This document defines the rules for standardizing settlement names in GHCID (Global Heritage Custodian Identifier) generation using the GeoNames geographical database.

Core Principle

ALL settlement names in GHCID must be derived from GeoNames standardized names, not from source data.

The GeoNames database serves as the single source of truth for:

  • Settlement names (cities, towns, villages)
  • Settlement abbreviations/codes
  • Administrative region codes (admin1)
  • Geographic coordinates validation

Why GeoNames Standardization?

  1. Consistency: Same settlement = same GHCID component, regardless of source data variations
  2. Disambiguation: Handles duplicate city names across regions
  3. Internationalization: Provides ASCII-safe names for identifiers
  4. Authority: GeoNames is a well-maintained, CC-licensed geographic database
  5. Persistence: Settlement names don't change frequently, ensuring GHCID stability

🚨 CRITICAL: Feature Code Filtering

NEVER use neighborhoods or districts (PPLX) for GHCID generation. ONLY use proper settlements (cities, towns, villages).

GeoNames classifies populated places with feature codes. When reverse geocoding coordinates to find a settlement, you MUST filter by feature code.

ALLOWED Feature Codes

Code Description Example
PPL Populated place (city/town/village) Apeldoorn, Hamont, Lelystad
PPLA Seat of first-order admin division Provincial capitals
PPLA2 Seat of second-order admin division Municipal seats
PPLA3 Seat of third-order admin division District seats
PPLA4 Seat of fourth-order admin division Sub-district seats
PPLC Capital of a political entity Amsterdam, Brussels
PPLS Populated places (multiple) Settlement clusters
PPLG Seat of government The Hague

EXCLUDED Feature Codes

Code Description Why Excluded
PPLX Section of populated place Neighborhoods, districts, quarters (e.g., "Binnenstad", "Amsterdam Binnenstad")

Implementation

VALID_FEATURE_CODES = ('PPL', 'PPLA', 'PPLA2', 'PPLA3', 'PPLA4', 'PPLC', 'PPLS', 'PPLG')

query = """
    SELECT name, feature_code, geonames_id, ...
    FROM cities
    WHERE country_code = ?
      AND feature_code IN (?, ?, ?, ?, ?, ?, ?, ?)
    ORDER BY distance_sq
    LIMIT 1
"""
cursor.execute(query, (country_code, *VALID_FEATURE_CODES))

Verification

Always check feature_code in location_resolution metadata:

location_resolution:
  geonames_name: Apeldoorn
  feature_code: PPL  # ← MUST be PPL, PPLA*, PPLC, PPLS, or PPLG

If you see feature_code: PPLX, the GHCID is WRONG and must be regenerated.

🚨 CRITICAL: Country Code Detection

Determine country code from entry data BEFORE calling GeoNames reverse geocoding.
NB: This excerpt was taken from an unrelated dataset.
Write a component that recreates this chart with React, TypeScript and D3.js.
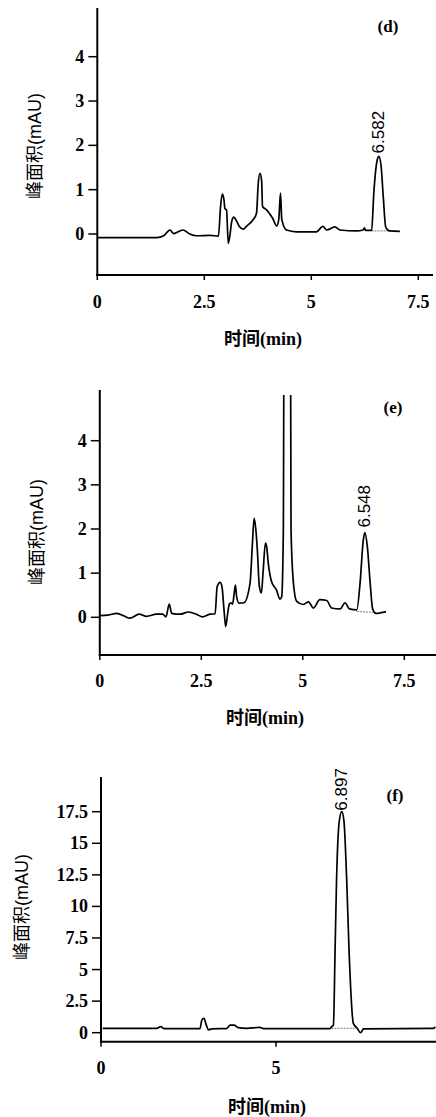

GeoNames queries are country-specific. Using the wrong country code will return incorrect results.

Country Code Resolution Priority

  1. zcbs_enrichment.country - Most explicit source
  2. location.country - Direct location field
  3. locations[].country - Array location field
  4. original_entry.country - CSV source field
  5. google_maps_enrichment.address - Parse from address string
  6. wikidata_enrichment.located_in.label - Infer from Wikidata
  7. Default: "NL" (Netherlands) - Only if no other source

Example

# Determine country code FIRST
country_code = "NL"  # Default

if entry.get('zcbs_enrichment', {}).get('country'):
    country_code = entry['zcbs_enrichment']['country']
elif entry.get('google_maps_enrichment', {}).get('address', ''):
    address = entry['google_maps_enrichment']['address']
    if ', Belgium' in address:
        country_code = "BE"
    elif ', Germany' in address:
        country_code = "DE"

# THEN call reverse geocoding
result = reverse_geocode_to_city(latitude, longitude, country_code)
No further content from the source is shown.